HOM SHEE MOCK
35" X 29" Acrylic on canvas
Based on an Angel Island Immigration mug shot.
of MY MOTHER'S MOTHER
Her father's sir name was Hom, my grandfather's
surname was Mock, I do not know her name.
She was sold to my grandfather, a U.S. citizen, in1922, and brought to San Francisco from China in the cargo hold of the President Lincoln.
Interned and interrogated for 3 months on Angel Island,
there was doubt regarding the parentage of the baby boy in her arms.
He was a "paper son". My grandfather brought him to the U.S. to sell.
PAPER SONS:
The Chinese Exclusion Act 1882-1943;
prevented laborers from bringing potential wives/Chinese women into the US, limiting their chances of procreation. A male Chinese baby-
the Chinese laborer's pension plan
Letter from Sue Tom (Hom Shee Mock's #2 child) to Cynthia Tom (Sue's#2child)- May 4, 1998
Dear Cyndy,
Thank you for the wonderful tribute to my mother. Your painting spoke volumes along with your imaginative installation. She paid dearly for being a woman sold into marriage with a man whom she did not know, coming to a foreign country where she did not speak the language. She had no friends or family to call upon, except a mother-in-law, who probably was a tyrant and treated her like a servant, that was tradition.
Ethel had some (my mom's friend) thoughtful observations of your painting. She saw the sadness in my mother's eyes, but she also saw the anger in my mother's face. You seem to let her have her anger. In her day, being sold in marriage to a stranger was the norm, rather than the exception. A woman had neither choice nor say in the matter.

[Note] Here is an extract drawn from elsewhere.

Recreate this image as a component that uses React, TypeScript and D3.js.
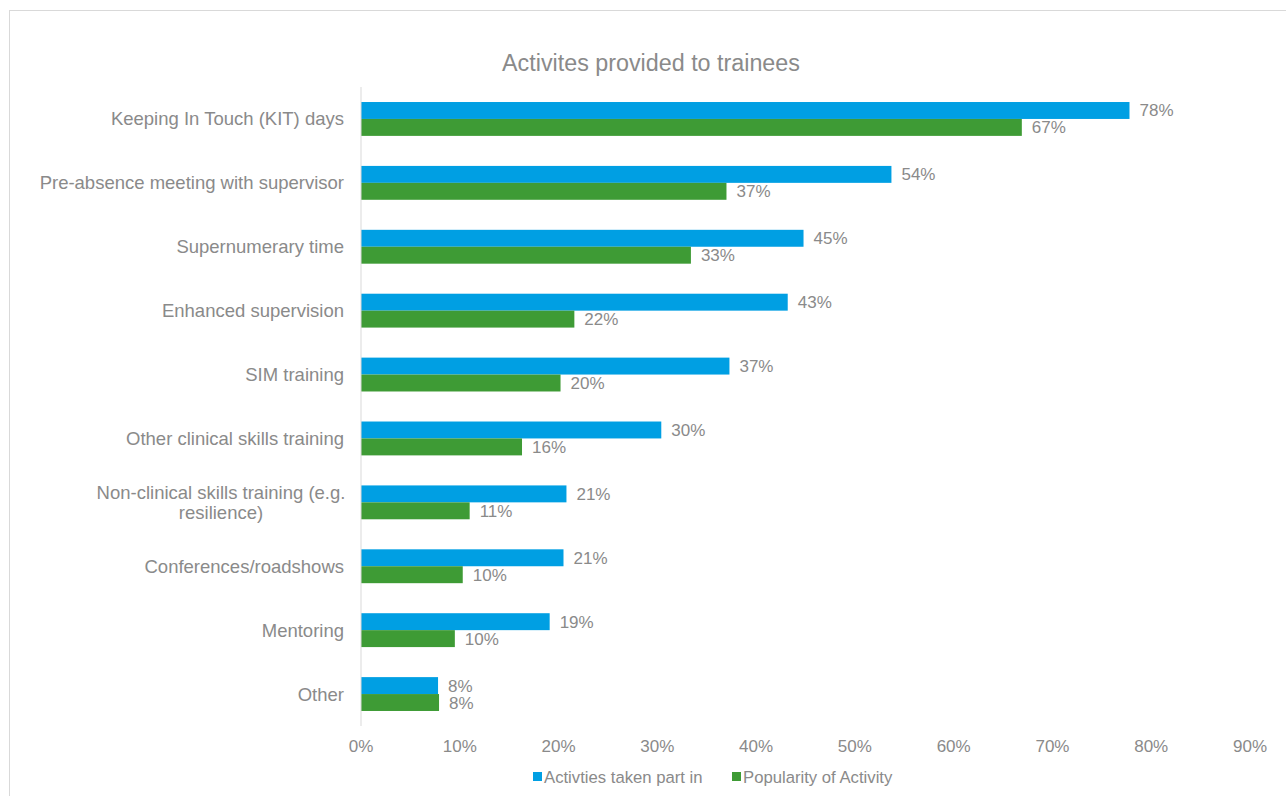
import React from "react";
import * as d3 from "d3";

const categories = [
  ["Keeping In Touch (KIT) days"],
  ["Pre-absence meeting with supervisor"],
  ["Supernumerary time"],
  ["Enhanced supervision"],
  ["SIM training"],
  ["Other clinical skills training"],
  ["Non-clinical skills training (e.g.", "resilience)"],
  ["Conferences/roadshows"],
  ["Mentoring"],
  ["Other"],
];
const takenPart = [77.8, 53.7, 44.8, 43.2, 37.3, 30.4, 20.8, 20.5, 19.1, 7.8];
const popularity = [66.9, 37.0, 33.4, 21.6, 20.2, 16.3, 11.0, 10.3, 9.5, 7.9];
const xTicks = [0, 10, 20, 30, 40, 50, 60, 70, 80, 90];
const seriesNames = ["Activties taken part in", "Popularity of Activity"];
const colors = ["#009fe3", "#3e9b35"];

const W = 1286;
const H = 796;
const left = 361;
const right = 1250;
const top = 87;
const bottom = 726;
const textColor = "#8a8a8a";
const font = "'Liberation Sans', Arial, sans-serif";

export default function App() {
  const x = d3.scaleLinear().domain([0, 90]).range([left, right]);
  const y = d3
    .scaleBand<number>()
    .domain(d3.range(categories.length))
    .range([top, bottom])
    .paddingInner(0.47)
    .paddingOuter(0.235);
  const bw = y.bandwidth() / 2;
  return (
    <svg
      width={W}
      height={H}
      style={{ position: "absolute", left: 0, top: 0, fontFamily: font }}
    >
      <rect x={0} y={0} width={W} height={H} fill="#fff" />
      <rect x={9.5} y={10.5} width={W} height={H} fill="#fff" stroke="#d9d9d9" strokeWidth={1} />
      <text x={651} y={71} textAnchor="middle" fontSize={23.3} fill={textColor}>
        Activites provided to trainees
      </text>
      {categories.map((lines, i) => {
        const cy = (y(i) as number) + y.bandwidth() / 2;
        return (
          <g key={i}>
            <rect x={x(0)} y={cy - bw} width={x(takenPart[i]) - x(0)} height={bw} fill={colors[0]} />
            <rect x={x(0)} y={cy} width={x(popularity[i]) - x(0)} height={bw} fill={colors[1]} />
            <text x={x(takenPart[i]) + 10} y={cy - bw / 2 + 6} fontSize={17} fill={textColor}>
              {d3.format(".0f")(takenPart[i]) + "%"}
            </text>
            <text x={x(popularity[i]) + 10} y={cy + bw / 2 + 6} fontSize={17} fill={textColor}>
              {d3.format(".0f")(popularity[i]) + "%"}
            </text>
            {lines.length === 1 ? (
              <text x={344} y={cy + 6.5} textAnchor="end" fontSize={18.5} fill={textColor}>
                {lines[0]}
              </text>
            ) : (
              lines.map((l, j) => (
                <text
                  key={j}
                  x={221}
                  y={cy + (j - 0.5) * 19.5 + 6.5}
                  textAnchor="middle"
                  fontSize={18.5}
                  fill={textColor}
                >
                  {l}
                </text>
              ))
            )}
          </g>
        );
      })}
      <line x1={x(0)} x2={x(0)} y1={top} y2={bottom} stroke="#d9d9d9" strokeWidth={1} />
      {xTicks.map((t) => (
        <text key={t} x={x(t)} y={752} textAnchor="middle" fontSize={17} fill={textColor}>
          {t + "%"}
        </text>
      ))}
      {seriesNames.map((s, i) => {
        const lx = i === 0 ? 533 : 732;
        return (
          <g key={s}>
            <rect x={lx} y={772} width={9} height={9} fill={colors[i]} />
            <text x={lx + 11} y={782.5} fontSize={16.7} fill={textColor}>
              {s}
            </text>
          </g>
        );
      })}
    </svg>
  );
}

I was always taking care of my siblings and even my own parents. As soon as I was able to understand English, I was the one who was taken out of school to accompany my mother to the Welfare Dept. or Health Dept. to do the interpreting. The family came first, no matter what happened. I was willing to go along with it, even to the point of spending 4 years in Hassler's (tuberculosis sanitarium in Redwood City) when I didn't have to. (If you could imagine her living in a Chinese environment, including food and language, then being forced to move away to an all-Caucasian environment, all this during a time of extreme anti-Chinese sentiment.. My grandmother was suspicious of the Health Dept. They wanted to x-ray my mother's siblings before they let my mother out of the sanitarium. She would not allow it, so my mother stayed at Hassler's.)
Whenever I was let out of Hassler's, I would have to give up going back to school and sent to work instead, to help keep the family afloat. All this, my mother asked of me.
There was also the trauma of having to submit to a sexual pervert in order to obtain opium for my dad. (My grandfather died when my mom was thirteen. He was broke, an opium attack and had TB.) I thought that my parents never knew what happened. But as your father pointed out, many years after our marriage, there is no way you could send a 9 year old girl to a man's apartment alone to pick up opium without money to pay for the drugs and not know what was going on. I, in my innocence, believed Mr. Sook when he told me my parents would kill me if they knew.
I believe that was probably why my father tried to kill us all one night by disconnecting the heater gas hose, but my mom talked him out of it. Perhaps, it was his conscience and despair that drove him to it. I was supposed to have been his favorite because he wanted a little girl. I got my TB (tuberculosis) from him and watched him go through withdrawal many times. It was not a pretty picture. It never occurred to me to question my mother; I would always do as she asked in order to help her. Of course, she had to survive. She did her best because she knew little else (and never spoke English and never made any friends in the US) other than depending on her children. She was a farm girl, who had a very strong mother and according to her story, a father who would help defend the village people.
What a shame she didn't let us know as a family, that she really wanted to save money in order to by a house. It took me 5 years to work for and save the $600 that I thought was mine. Had I known that she considered the money to be hers, I would have gladly given it back to her. After I married Richard, she told my sisters that I took the money with me, as I have said I would have gladly given it back had I known.
In a way, it was fortunate that I spent my teen years at Hassler's Health Home. That's where I met Edith. She became the mother that I could talk to and who gave me advice. She stood up for me against some of the (racist) bitches that also were at the sanitarium. I also met Jenny there. She was a good person. I kept up with the friendships for many years after I left the sanitarium. Edith had quite a bit of tragedy in her life also. She acquired T. B. from her husband. Her son Johnny was a handsome guy who turned to drugs and even beat her up for her welfare money. That is how low you stoop in order to support the drug habit. Johnny spent many years going in and out of prison.
Thinking back now, my dad was a very trusting soul, ever the optimist.
My mom's mistake was not letting us all know what her goal was. She knew how dependent she was, having to live through her children. She wanted to buy a home for her own security. Mockie(oldest son) took care of her for many, many years, until she died and he was in his 60's. He took care of her and how some of my brothers and sisters could think that Mom had money, I don't really know.